Not just another brick in the wall, this Regent Street plaque marks the spot where architecture students Nick Mason, Roger Waters, and Richard Wright first met and played music together. With the later addition of original frontman Syd Barrett, this awesome foursome would evolve into the iconic Pink Floyd, one of the most successful British rock bands of all time.
Surviving founding members Mason and Waters unveiled this black heritage plate on May 28, 2015, to celebrate the band’s 50th anniversary. Permanently affixed to the wall of London’s University of Westminster (formerly Regent Street Polytechnic), it marks the place where the pair, together with the late Wright, formed the group.
Mason, Waters and Wright, playing drums, bass guitar and keyboards respectively, first performed together in 1963 as Sigma 6. The group also performed under the name the Meggadeaths. The band rehearsed in the basement common room at the polytechnic and performed at student parties.

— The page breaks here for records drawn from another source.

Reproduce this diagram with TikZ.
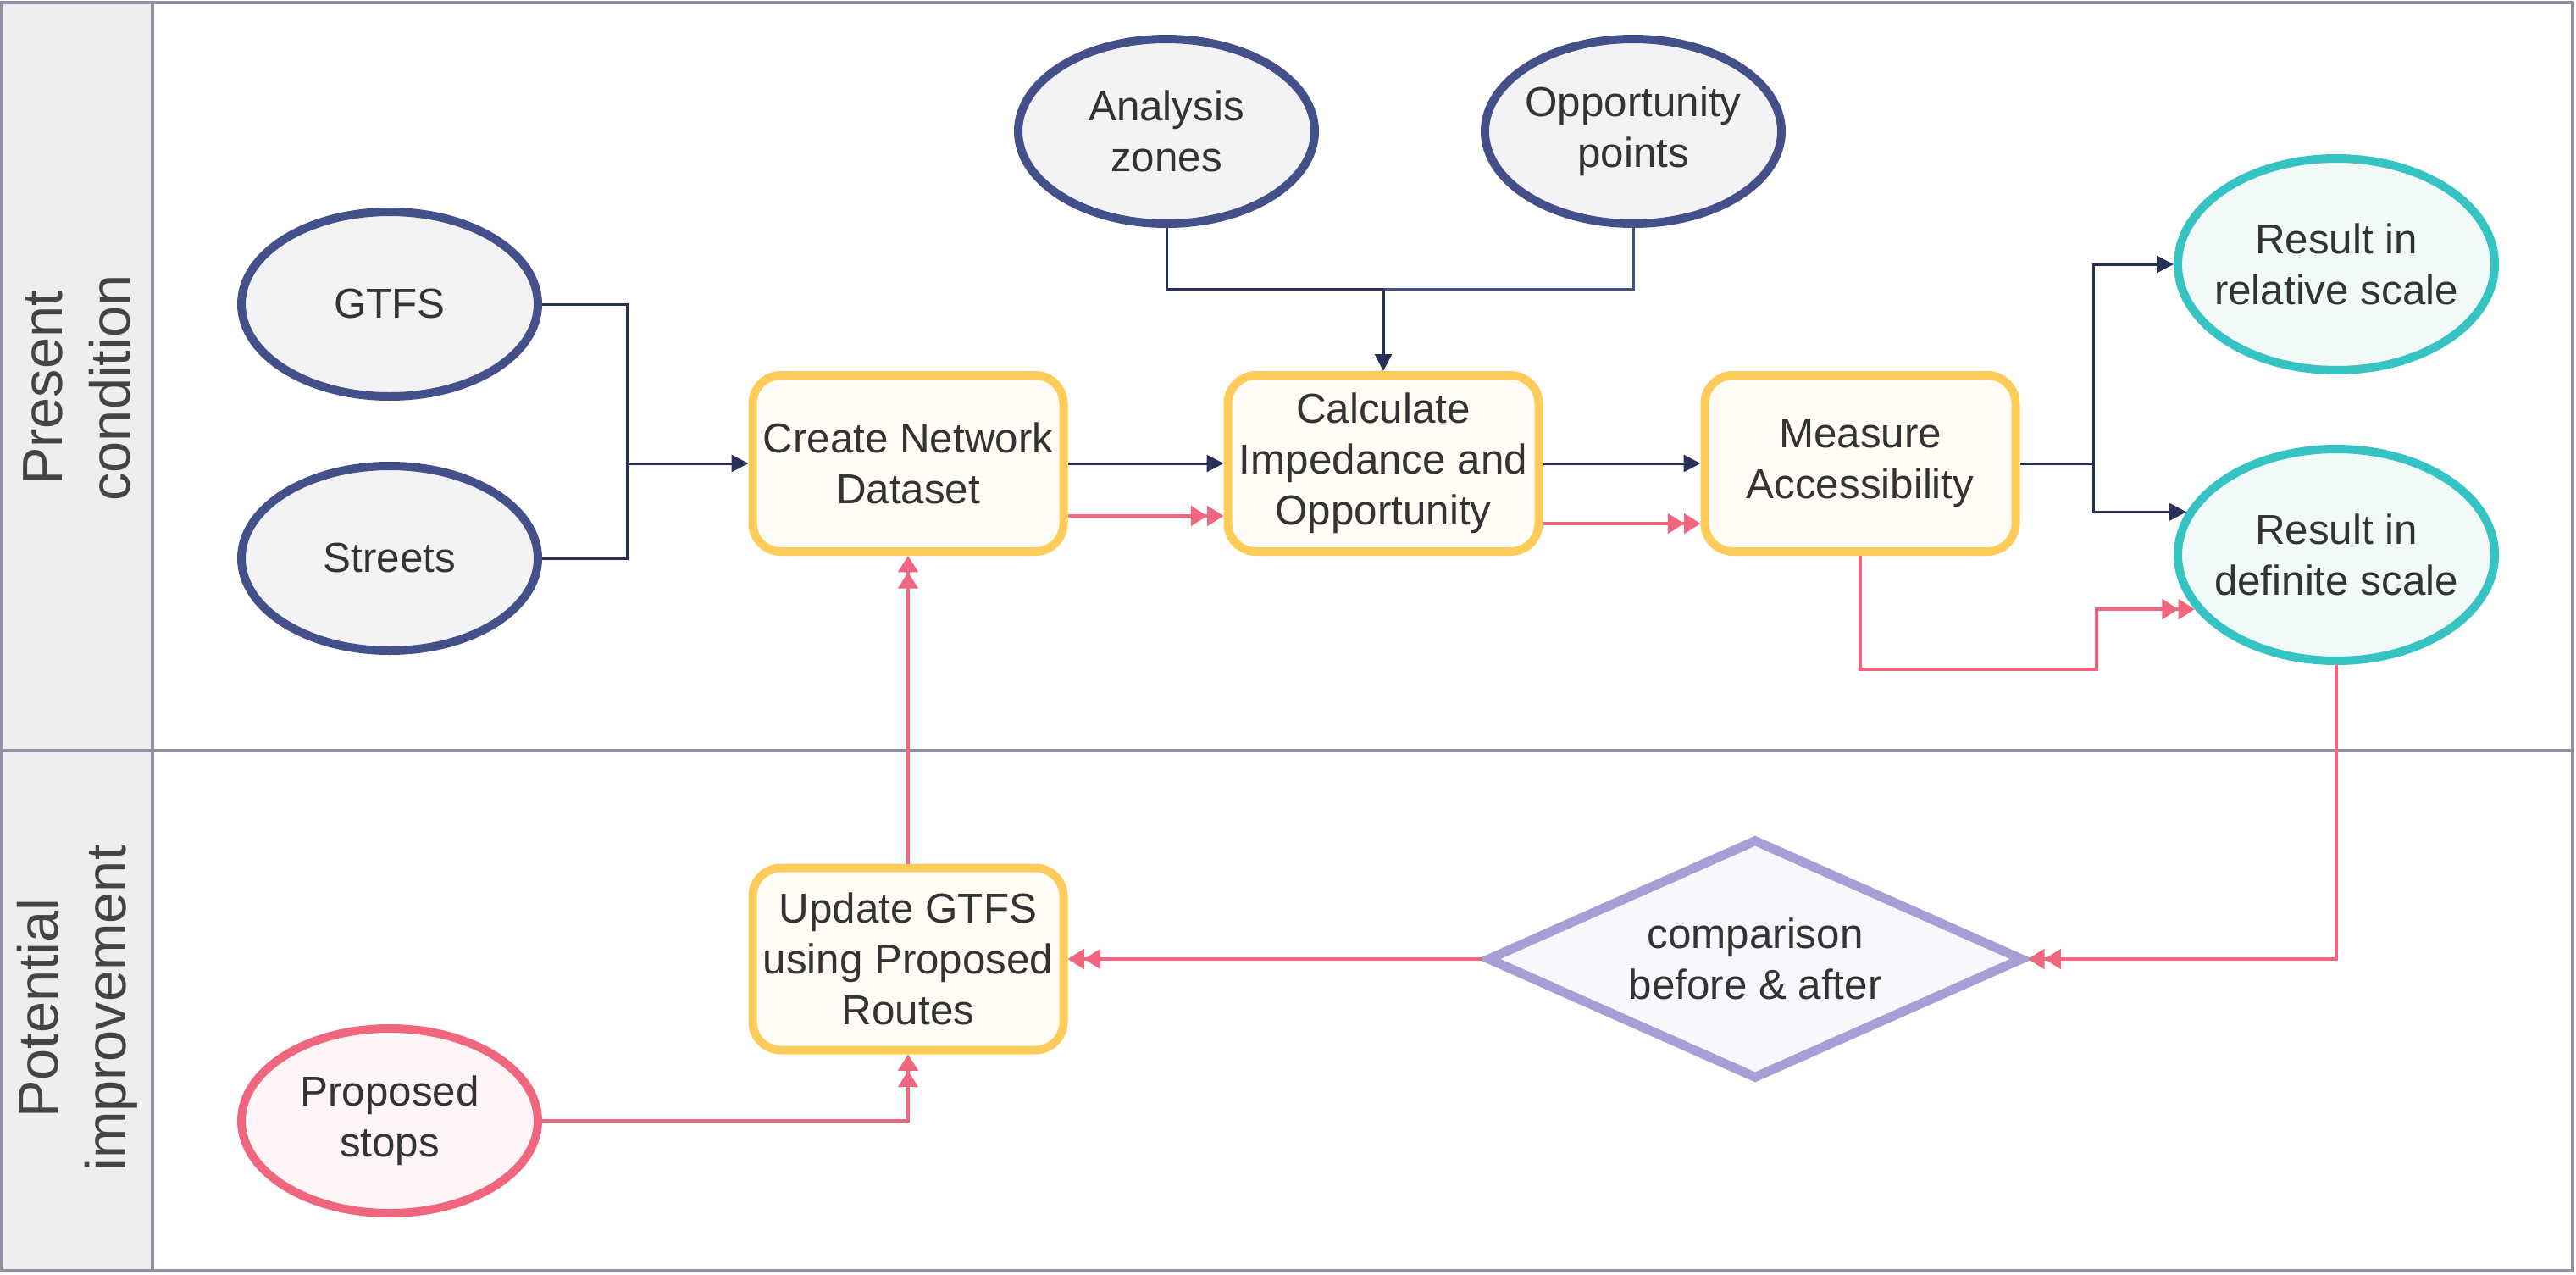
\documentclass[tikz,border=0pt]{standalone}
\usepackage{fontspec}
\setmainfont{Liberation Sans}
\usetikzlibrary{shapes.geometric,arrows.meta,calc}
\definecolor{navy}{HTML}{43508A}
\definecolor{navyline}{HTML}{283058}
\definecolor{navyfill}{HTML}{F3F3F6}
\definecolor{boxline}{HTML}{FFCC5A}
\definecolor{boxfill}{HTML}{FFFCF5}
\definecolor{redline}{HTML}{F0667F}
\definecolor{redfill}{HTML}{FFF4F6}
\definecolor{tealline}{HTML}{36C3C3}
\definecolor{tealfill}{HTML}{F2F9F9}
\definecolor{dialine}{HTML}{A59FD6}
\definecolor{diafill}{HTML}{F7F7FC}
\definecolor{laneline}{HTML}{9090A2}
\definecolor{lanefill}{HTML}{EEEEF0}
\definecolor{txt}{HTML}{333333}
\definecolor{headtxt}{HTML}{444444}
\begin{document}
\begin{tikzpicture}[x=0.3pt,y=-0.3pt,
  nodefont/.style={font=\fontsize{14.8pt}{18pt}\selectfont, text=txt, align=center},
  inell/.style={nodefont, ellipse, draw=navy, fill=navyfill, line width=3pt,
    minimum width=105pt, minimum height=65.4pt, inner xsep=-8pt, inner ysep=0pt},
  stopell/.style={inell, draw=redline, fill=redfill},
  resell/.style={nodefont, ellipse, draw=tealline, fill=tealfill, line width=3pt,
    minimum width=112.2pt, minimum height=75pt, inner xsep=-8pt, inner ysep=0pt},
  procbox/.style={nodefont, rectangle, rounded corners=10pt, draw=boxline, fill=boxfill,
    line width=3pt, minimum width=110.1pt, minimum height=62.4pt, inner sep=2pt},
  decide/.style={nodefont, diamond, draw=dialine, fill=diafill, line width=3.3pt,
    minimum width=190pt, minimum height=85pt, aspect=2.24, inner sep=0pt},
  headtext/.style={font=\fontsize{20pt}{24pt}\selectfont, text=headtxt, align=center, rotate=90},
  dline/.style={draw=navyline, line width=0.9pt},
  dline2/.style={draw=navy, line width=0.9pt},
  darrow/.style={dline, -{Triangle[length=6pt,width=6pt]}},
  rarrow/.style={draw=redline, line width=1.2pt,
    -{Triangle[length=5.8pt,width=7pt]Triangle[length=5.8pt,width=7pt]}}
]
\useasboundingbox (0,0) rectangle (3041,1504);
% lanes
\fill[lanefill] (2,3) rectangle (180,1500);
\draw[laneline, line width=1pt] (2,3) rectangle (3037,1500);
\draw[laneline, line width=1pt] (180,3) -- (180,1500);
\draw[laneline, line width=1pt] (2,886) -- (3037,886);
\node[headtext] (h1) at (91,458) {Present\\condition};
\node[headtext] (h2) at (91,1190) {Potential\\improvement};

% nodes
\node[inell] (gtfs) at (460,359) {GTFS};
\node[inell] (streets) at (460,659) {Streets};
\node[inell] (zones) at (1377,155) {Analysis\\zones};
\node[inell] (opp) at (1928,155) {Opportunity\\points};
\node[procbox] (create) at (1072,547) {Create Network\\Dataset};
\node[procbox] (calc) at (1633,547) {Calculate\\Impedance and\\Opportunity};
\node[procbox] (measure) at (2196,547) {Measure\\Accessibility};
\node[resell] (rel) at (2758,312) {Result in\\relative scale};
\node[resell] (def) at (2758,655) {Result in\\definite scale};
\node[procbox, minimum height=64.5pt] (update) at (1072,1132) {Update GTFS\\using Proposed\\Routes};
\node[stopell] (stops) at (460,1323) {Proposed\\stops};
\node[decide] (cmp) at (2072,1132) {comparison\\before \& after};

% dark connectors
\coordinate (j1) at (740,547);
\draw[dline] (gtfs.east) -| (j1);
\draw[dline] (streets.east) -| (j1);
\draw[darrow] (j1) -- (create.west);
\draw[darrow] (create.east) -- (calc.west);
\draw[darrow] (calc.east) -- (measure.west);
\coordinate (j2) at ($(calc.north |- 0,341)$);
\draw[dline] (zones.south) |- (j2);
\draw[dline2] (opp.south) |- (j2);
\draw[darrow] (j2) -- (calc.north);
\coordinate (j3) at (2471,547);
\draw[dline] (measure.east) -- (j3);
\draw[darrow] (j3) |- (rel.west);
\draw[darrow] (j3) |- (def.164.6);

% red connectors
\draw[rarrow] ([yshift=-18.6pt]create.east) -- ([yshift=-18.6pt]calc.west);
\draw[rarrow] ([yshift=-21.3pt]calc.east) -- ([yshift=-21.3pt]measure.west);
\coordinate (k1) at (2475,790);
\draw[rarrow] (measure.south) |- (k1) |- (def.201.8);
\draw[rarrow] (def.south) |- (cmp.east);
\draw[rarrow] (cmp.west) -- (update.east);
\draw[rarrow] (update.north) -- (create.south);
\draw[rarrow] (stops.east) -| (update.south);
\end{tikzpicture}
\end{document}
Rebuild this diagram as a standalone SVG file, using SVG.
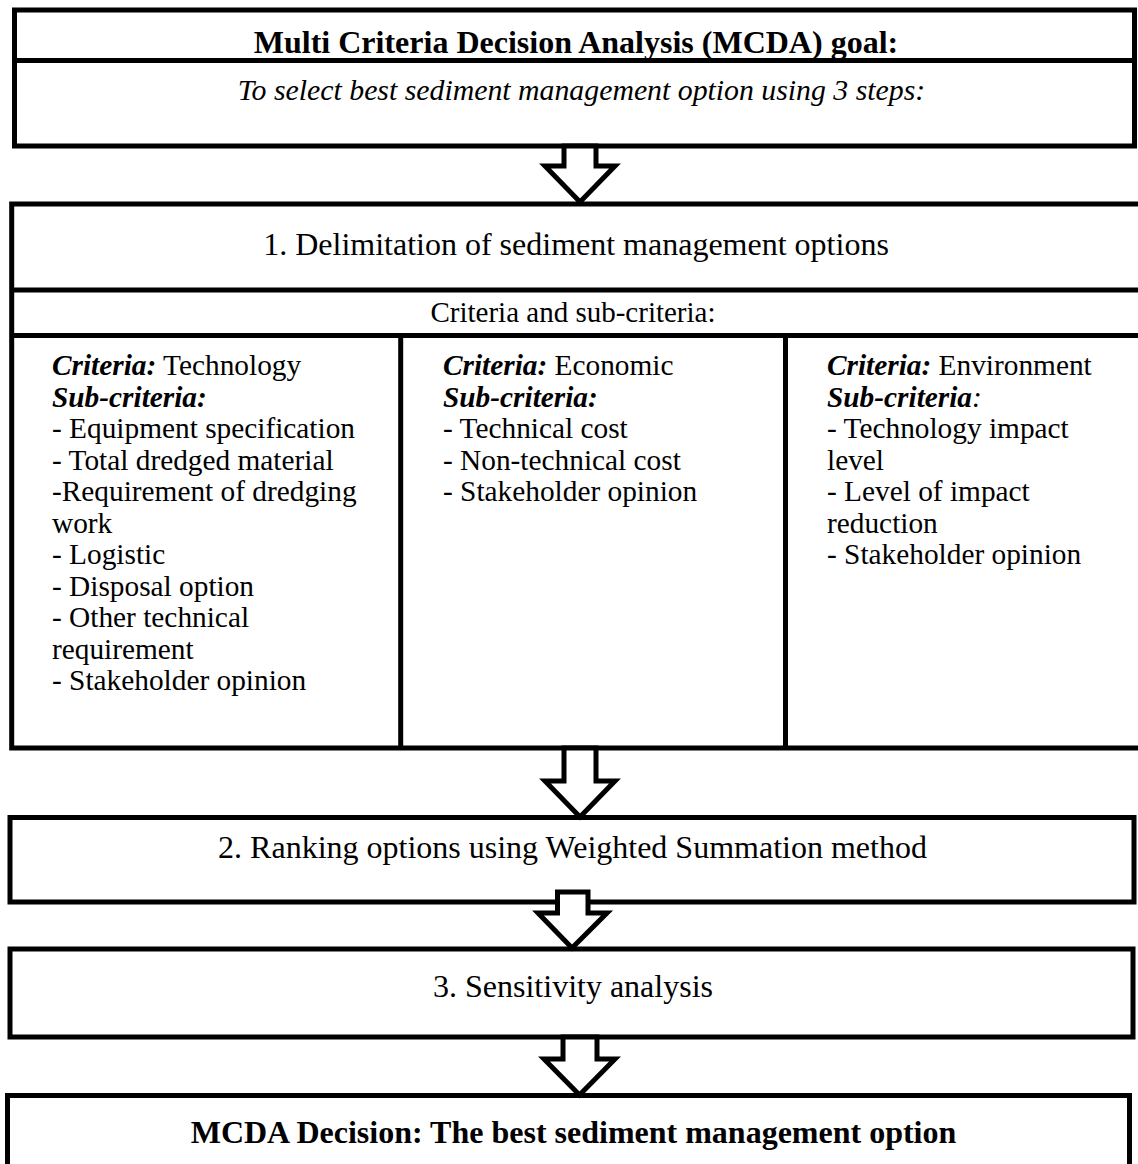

In September 1963, they were joined by Barrett, an art student/singer/song-writer/guitarist. After several further name changes, the band finally settled on the name the Tea Set. However, during 1965, having discovered a second band shared the same name, they became known as Pink Floyd Sound, which was abbreviated down to Pink Floyd in early 1966. It is commonly believed that Barrett named the band after Pink Anderson and Floyd Council, two of his favorite Carolina Blues musicians. Guitarist and vocalist David Gilmour joined the band in 1967, with Barrett departing in 1968 due to his deteriorating mental health.
During a 2015 interview, Waters said he and Mason were “enormously privileged” to have this plaque erected in their honor. When asked about their student days, Mason reminisced about spending his student grant on curry while Waters remarked he spent his on bass guitars.